By the turn of the century, Morris found it necessary to formalize his instruction and construct a proper Academy building. The estimated cost was $1200, so Morris enlisted wealthy residents of Litchfield and South Farms.

On November 28, 1803, The Morris Academy moved out of James Morris's home and into the brand new building. For the period from 1803 to 1812, the Morris Academy grew to an average of 50-75 students.

The abolitionist John Brown, born in 1800, studied at the Morris Academy, although the exact dates are not known.

The Academy was handed to several other heads of school, until, on April 12, 1888, the Morris Academy was closed for good.

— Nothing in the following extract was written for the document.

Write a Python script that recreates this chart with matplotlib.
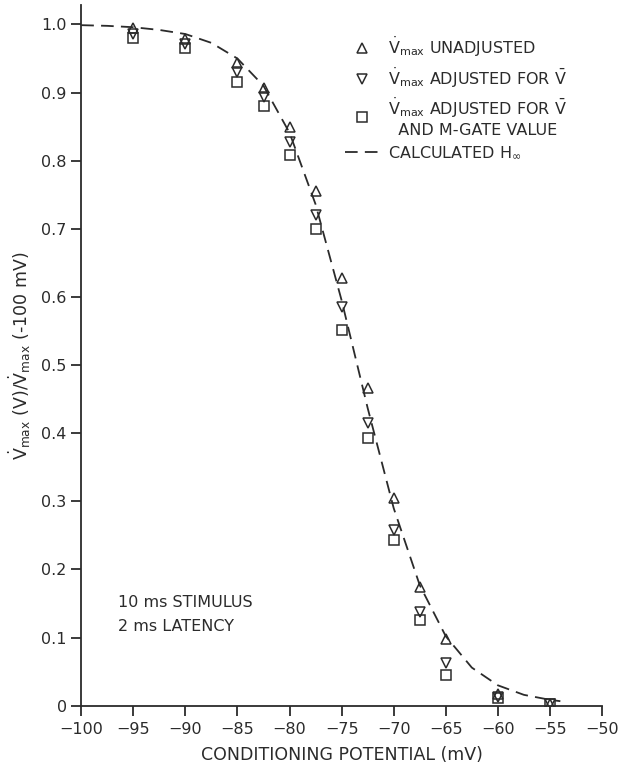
import numpy as np
import matplotlib.pyplot as plt
from matplotlib.lines import Line2D

plt.rcParams['font.family'] = ['DejaVu Sans']
plt.rcParams['mathtext.fontset'] = 'custom'
plt.rcParams['mathtext.rm'] = 'DejaVu Sans'
plt.rcParams['mathtext.it'] = 'DejaVu Sans'
plt.rcParams['mathtext.bf'] = 'DejaVu Sans'

INK = '#2b2b2b'

# conditioning potentials (mV)
v_cond = [-95, -90, -85, -82.5, -80, -77.5, -75, -72.5, -70, -67.5, -65, -60, -55]

# normalised Vmax, three treatments
unadjusted = [0.995, 0.979, 0.944, 0.907, 0.849, 0.755, 0.628, 0.466, 0.305, 0.175, 0.098, 0.017, 0.002]
adj_vbar = [0.986, 0.972, 0.930, 0.893, 0.827, 0.720, 0.585, 0.415, 0.258, 0.138, 0.063, 0.013, 0.002]
adj_vbar_m = [0.980, 0.966, 0.916, 0.881, 0.808, 0.700, 0.551, 0.393, 0.243, 0.126, 0.045, 0.012, 0.002]

# calculated h-infinity curve
v_curve = [-100, -97.5, -95, -92.5, -90, -87.5, -85, -82.5, -80, -77.5, -75, -72.5,
           -70, -67.5, -65, -62.5, -60, -57.5, -55, -54]
h_inf = [0.999, 0.998, 0.996, 0.992, 0.986, 0.973, 0.950, 0.910, 0.841, 0.736, 0.595, 0.437,
         0.290, 0.177, 0.102, 0.056, 0.030, 0.016, 0.0087, 0.0067]

DASH = (0, (7, 4))

fig = plt.figure(figsize=(6.2, 7.73), dpi=100)
ax = fig.add_axes([0.131, 0.087, 0.84, 0.906])

ax.plot(v_curve, h_inf, ls=DASH, color=INK, lw=1.3)
mk = dict(ls='none', mfc='none', mec=INK, ms=7, mew=1.1)
sq = dict(ls='none', mfc='none', mec=INK, ms=6.5, mew=1.1)
ax.plot(v_cond, unadjusted, marker='^', **mk)
ax.plot(v_cond, adj_vbar, marker='v', **mk)
ax.plot(v_cond, adj_vbar_m, marker='s', **sq)

ax.set_xlim(-100, -50)
ax.set_ylim(0, 1.028)
ax.set_xticks(np.arange(-100, -49, 5))
ax.set_yticks(np.arange(0, 1.01, 0.1))
ax.set_yticklabels(['0'] + [f'{t:.1f}' for t in np.arange(0.1, 1.01, 0.1)])

for s in ['top', 'right']:
    ax.spines[s].set_visible(False)
for s in ['left', 'bottom']:
    ax.spines[s].set_color(INK)
    ax.spines[s].set_linewidth(1.3)
ax.tick_params(colors=INK, labelsize=11.5, length=7, width=1.3, direction='out')
ax.tick_params(axis='x', pad=5)

ax.set_xlabel('CONDITIONING POTENTIAL (mV)', fontsize=12.5, color=INK, labelpad=6)
ax.set_ylabel(r'$\dot{\mathrm{V}}_{\mathrm{max}}$ (V)/$\dot{\mathrm{V}}_{\mathrm{max}}$ (-100 mV)',
              fontsize=12.5, color=INK, labelpad=6)

ax.text(-96.5, 0.163, '10 ms STIMULUS\n2 ms LATENCY', fontsize=11.5, color=INK,
        linespacing=1.75, va='top')

handles = [
    Line2D([], [], marker='^', **mk),
    Line2D([], [], marker='v', **mk),
    Line2D([], [], marker='s', **sq),
    Line2D([], [], ls=DASH, color=INK, lw=1.3),
]
labels = [
    r'$\dot{\mathrm{V}}_{\mathrm{max}}$ UNADJUSTED',
    r'$\dot{\mathrm{V}}_{\mathrm{max}}$ ADJUSTED FOR $\bar{\mathrm{V}}$',
    r'$\dot{\mathrm{V}}_{\mathrm{max}}$ ADJUSTED FOR $\bar{\mathrm{V}}$' + '\n  AND M-GATE VALUE',
    r'CALCULATED H$_{\infty}$',
]
leg = ax.legend(handles, labels, loc='upper left', bbox_to_anchor=(0.507, 0.958),
                frameon=False, fontsize=11.5, handlelength=2.1, handletextpad=0.6,
                labelspacing=0.42, borderpad=0, borderaxespad=0, labelcolor=INK)

fig.savefig('out.png', dpi=100)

In the introduction to her book on the academy, Barbara Nolen Strong noted:

The Morris Academy is entitled to be called a pioneer institution because of its 'open door' policy in coeducation. It was not the first in the United States, not even in Connecticut, but none of the other early academies opened their doors as wide and kept them open as long. No other coeducational academy spread its influence so far.

==Later life==
In September 1814 Morris's wife Elizabeth died. The following March, Morris married Rhonda Farnam and the marriage bore two children.

- Jane Elizabeth Morris (b. 1/30/1816)
- Timothy Dwight Morris (b. 11/22/1817)

During the "second war with Great Britain", at the age of 61, Morris was commissioned as a First Major of the Second Regiment of Volunteers in the State of Connecticut.

Toward the end of his life, Morris compiled his memoirs, which were subsequently published as Memoirs of James Morris of South Farms In Litchfield.

=== Death ===
Morris left his home on April 17, 1820, to attend the foreign missionary school at Cornwall. Around 10 p.m. that same day, he began to feel ill. Hoping to return home before he died, he left Cornwall two days later on April 19. After riding six miles he became weak and realized that he could not go any further. He stopped at the home of his friend, Deacon Augustus Thompson in Goshen. There, he died at about 8 a.m. on April 20, 1820, at the age of sixty-eight years and three months. His interment was held on Friday, April 21, in the East Morris Cemetery, and Rev. Joseph Harvey, of Goshen, delivered a sermon from Hebrews 6:12.

==Legacy==
In June, 1859, South Farms was incorporated as Morris, Connecticut, in his honor.

The James Morris Museum is located in the center of the town of Morris and contains original artifacts and writings of James Morris.

The foundation of The Morris Academy remains intact on the grounds of James Morris Elementary School, in Morris.